Erasmo Calzadilla

Kara feeding some puppies that are not hers.

When my niece was a little girl (now she’s a 15) she brought home a puppy that she named Kiara: a skinny mutt with bulging not-very-friendly eyes. Over time they ended up forging a bond that only a child and a dog know how to do.

As time passed the dog grew but became even more distanced from the tastes of the local mikis (Cuba’s equivalent of “valley girls,” obsessed with appearances and the latest fashions). It also became more testy and bad-tempered in general.

The dog had puppies on several occasions but her adoration for my niece never diminished; it adored playing with her and would show its teeth, as if smiling.

My niece of course grew too. Now she has a boyfriend who’s a PlayStation fanatic, so between her new love and school she began to forget about her little dog.

My niece with Kiara and another dog.

Since she didn’t take care of Kiara or take her outside, the dog would end up taking dumps and peeing in the apartment. She was also covered with ticks, but no one took time to remove them.

My sister got fed up and made the decision to ditch the animal at the Las Ruinas restaurant in Lenin Park, where supposedly it would have more freedom and food. When my niece came home from school and found out what had happened, she spun out into a veritable panic attack.

The situation erupted into a family crisis — with arguing, crying and fits of depression — all in the middle of final exam period.

The following morning she and I headed out to go look for Kiara at the crack of dawn. The guard at the restaurant told us that a dog fitting that description had spent the whole night running around like some nutcase but that it had seemed to have disappeared.

We combed the area, with my niece crying and calling Kiara’s name loudly and both of us hoarse. All of the custodians we ran into responded outstandingly; they helped us to look for her and gave us more hope.

Still, a week passed and no sign of Kiara. It took effort for me to get to sleep thinking about how I would feel if I had lived so many years believing myself to be a part of a family and then see myself thrown out like that: suddenly, far from my loved ones, in an unknown and aggressive atmosphere. There’s no doubt that I’d be tremendously sad and lonely.

Bruno resting after a trip to find Kiara.

I went on several walks accompanied by my niece, Irina, and one night with my dog Bruno, a fine Doberman. It was great to go walking around with Bruno through the woods at Lenin Park.
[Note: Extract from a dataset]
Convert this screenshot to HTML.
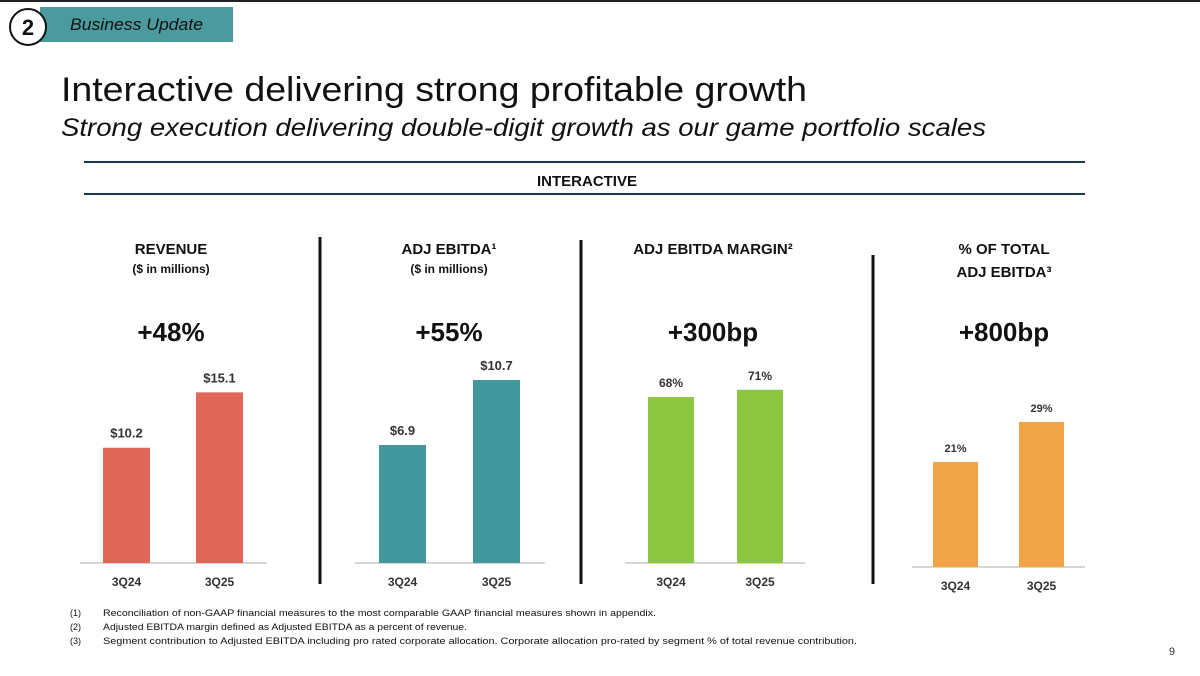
<!DOCTYPE html>
<html><head><meta charset="utf-8"><style>
body{margin:0;width:1200px;height:671px;background:#fff;overflow:hidden;font-family:"Liberation Sans",sans-serif}
svg text{font-family:"Liberation Sans",sans-serif}
</style></head><body>
<svg id="s" width="1200" height="671" viewBox="0 0 1200 671" xmlns="http://www.w3.org/2000/svg">
<line x1="0" y1="1" x2="1200" y2="1" stroke="#222" stroke-width="2"/>
<rect x="40" y="7" width="193" height="35" fill="#4b9a9e"/>
<text x="70" y="30" font-size="17" font-style="italic" fill="#111" textLength="133" lengthAdjust="spacingAndGlyphs">Business Update</text>
<circle cx="28" cy="27" r="18" fill="#fff" stroke="#111" stroke-width="2"/>
<text x="28" y="35" font-size="22" font-weight="bold" text-anchor="middle" fill="#111">2</text>
<text x="61" y="101" font-size="34" fill="#111" textLength="746" lengthAdjust="spacingAndGlyphs">Interactive delivering strong profitable growth</text>
<text x="61" y="136" font-size="25" font-style="italic" fill="#111" textLength="925" lengthAdjust="spacingAndGlyphs">Strong execution delivering double-digit growth as our game portfolio scales</text>
<line x1="84" y1="162" x2="1085" y2="162" stroke="#1f3552" stroke-width="2"/>
<line x1="84" y1="194" x2="1085" y2="194" stroke="#1f3552" stroke-width="2"/>
<text x="587" y="186" font-size="15" font-weight="bold" text-anchor="middle" fill="#111">INTERACTIVE</text>
<line x1="320" y1="237" x2="320" y2="584" stroke="#111" stroke-width="3"/>
<line x1="581" y1="240" x2="581" y2="584" stroke="#111" stroke-width="3"/>
<line x1="873" y1="255" x2="873" y2="584" stroke="#111" stroke-width="3"/>
<g id="charts"></g>
<g font-size="9" fill="#111">
<text x="70" y="616">(1)</text><text x="103" y="616" textLength="553" lengthAdjust="spacingAndGlyphs">Reconciliation of non-GAAP financial measures to the most comparable GAAP financial measures shown in appendix.</text>
<text x="70" y="630">(2)</text><text x="103" y="630" textLength="364" lengthAdjust="spacingAndGlyphs">Adjusted EBITDA margin defined as Adjusted EBITDA as a percent of revenue.</text>
<text x="70" y="644">(3)</text><text x="103" y="644" textLength="754" lengthAdjust="spacingAndGlyphs">Segment contribution to Adjusted EBITDA including pro rated corporate allocation. Corporate allocation pro-rated by segment % of total revenue contribution.</text>
</g>
<text x="1175" y="655" font-size="11" fill="#333" text-anchor="end">9</text>
</svg>
<script>
const categories=["3Q24","3Q25"];
const revenueValues=[10.2,15.1];
const ebitdaValues=[6.9,10.7];
const marginValues=[68,71];
const shareValues=[21,29];
const revenueLabels=["$10.2","$15.1"];
const ebitdaLabels=["$6.9","$10.7"];
const marginLabels=["68%","71%"];
const shareLabels=["21%","29%"];
const NS="http://www.w3.org/2000/svg";
const g=document.getElementById('charts');
function mk(tag,attrs,text){const e=document.createElementNS(NS,tag);for(const k in attrs)e.setAttribute(k,attrs[k]);if(text!==undefined)e.textContent=text;g.appendChild(e);return e;}
const panels=[
 {key:'revenue',vals:revenueValues,labels:revenueLabels,color:'#e0665a',x0:80,x1:267,bx:[103,196],bw:47,base:563,scale:11.3,titles:['REVENUE','($ in millions)'],growth:'+48%',cx:171,ty:[254,273],gy:341,lfs:13},
 {key:'ebitda',vals:ebitdaValues,labels:ebitdaLabels,color:'#43989d',x0:355,x1:545,bx:[379,473],bw:47,base:563,scale:17.1,titles:['ADJ EBITDA¹','($ in millions)'],growth:'+55%',cx:449,ty:[254,273],gy:341,lfs:13},
 {key:'margin',vals:marginValues,labels:marginLabels,color:'#8dc641',x0:625,x1:805,bx:[648,737],bw:46,base:563,scale:2.44,titles:['ADJ EBITDA MARGIN²'],growth:'+300bp',cx:713,ty:[254],gy:341,lfs:12},
 {key:'share',vals:shareValues,labels:shareLabels,color:'#f0a446',x0:912,x1:1085,bx:[933,1019],bw:45,base:567,scale:5.0,titles:['% OF TOTAL','ADJ EBITDA³'],growth:'+800bp',cx:1004,ty:[254,277],gy:341,lfs:11}
];
panels.forEach(p=>{
 p.titles.forEach((t,i)=>{
  const e=mk('text',{x:p.cx,y:p.ty[i],'font-size':i===0||p.key==='share'?15:12,'font-weight':'bold','text-anchor':'middle',fill:'#111'},t);
  
  
 });
 const gr=mk('text',{x:p.cx,y:p.gy,'font-size':26,'font-weight':'bold','text-anchor':'middle',fill:'#111'},p.growth);
 
 
 const ax=mk('line',{x1:p.x0,y1:p.base,x2:p.x1,y2:p.base,stroke:'#c8c8c8','stroke-width':1.5});
 
 
 p.vals.forEach((v,i)=>{
  const h=v*p.scale;
  const r=mk('rect',{x:p.bx[i],y:p.base-h,width:p.bw,height:h,fill:p.color});
  
  
  const l=mk('text',{x:p.bx[i]+p.bw/2,y:p.base-h-10,'font-size':p.lfs,'font-weight':'bold','text-anchor':'middle',fill:'#333'},p.labels[i]);
  
  
  const c=mk('text',{x:p.bx[i]+p.bw/2,y:p.base+23,'font-size':12,'font-weight':'bold','text-anchor':'middle',fill:'#333'},categories[i]);
  
  
 });
});
</script>
</body></html>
But other walks were under a criminally scorching sun. During one of those, a stranger came up to me and asked: “You aren’t one of the people looking for a white dog with spots and such? I saw it running around El Ceiba (another restaurant).”

Not to make a long story… but after 10 days of scouring the park for the dog, we found it where the man indicated, two miles from where it had been let loose. She was boney, hungry, irritable and dirty, with a bite on her thigh and limping on one of her front legs.

This has been the most important family event in several months, and I think my niece learned her lesson; now she’s really taking care of Kiara. Nor does the dog want to be separate herself from her “owner.” But now she’s become suspicious of the rest of the family. She no longer looks with trusting eyes even at me.


Erasmo Calzadilla

Erasmo Calzadilla: I find it difficult to introduce myself in public. I've tried many times but it doesn’t flow. I’m more less how I appear in my posts, add some unpresentable qualities and stir; that should do for a first approach. If you want to dig a little deeper, ask me for an appointment and wait for a reply.

One thought on “Come Back Kiara

  • “We don’t appreciate what we have–until we’ve lost it! I’m glad your story has a “happy” ending–err, sort of! It looks like your niece has learned an important lesson, that “the best things in life–are not “things!” There is nothing like the unalloyed love of an animal.
    In 1999, when my best friend died in New York City, I went down to try to find his surviving dog, “Lucky.” After scouring the Manhattan animal shelters for three days, I finally found him, literally on “doggy death row,” waiting to be gassed. He only survived because the “executioner” had taken time off to do some last minute Christmas shopping. Getting the dog back to Northern New England was also an ordeal, but after renting a car we made our “Escape from New York,” and Lucky lived the last years of his life up here in idylic Vermont.